Across the academic units, other deans and senior colleagues can provide additional institutional context and support through regularly scheduled meetings and building of professional relationships among the group of colleagues.
More broadly, introductions can be arranged with those representing key external relationships. These might be facilitated by the provost’s or president’s offices, faculty colleagues, and professional colleagues and partners in the government, civic, and business communities.
Orientation can also organically extend into a longer-term leadership development program. The program can be distinguished by its content, format, and coordinated design tailored for the individuals, the leadership team, and the institution. It can draw on several learning modalities, in-person and virtual (synchronous and asynchronous):
A leadership development program’s content can be customized to include a relevant selection of topics on institutional strategy, leading high-performing teams, program development, working across boundaries, and understanding culture and leading change, among others. The programming can be integrated as applicable with the academic strategy and the academic units’ operations and priorities.
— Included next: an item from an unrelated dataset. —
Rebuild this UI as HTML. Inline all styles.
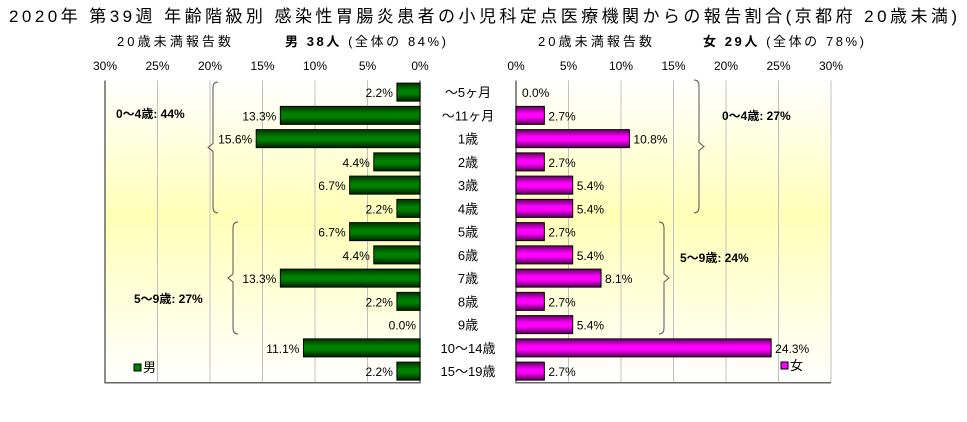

A continuing program of leadership development activity presents the opportunity to implement program evaluation, and participants can arrange individualized development plans and ongoing feedback through professional coaching.
There are a number of highly regarded off-site workshops and executive education programs offered through professional associations and business schools that complement and can be incorporated as elements of the programs outlined here. However, the continuity, individualized attention, and integration with the college or university’s own culture, setting, and priorities are all defining features of distinctive on-campus leadership programs that no off-site offering can replicate.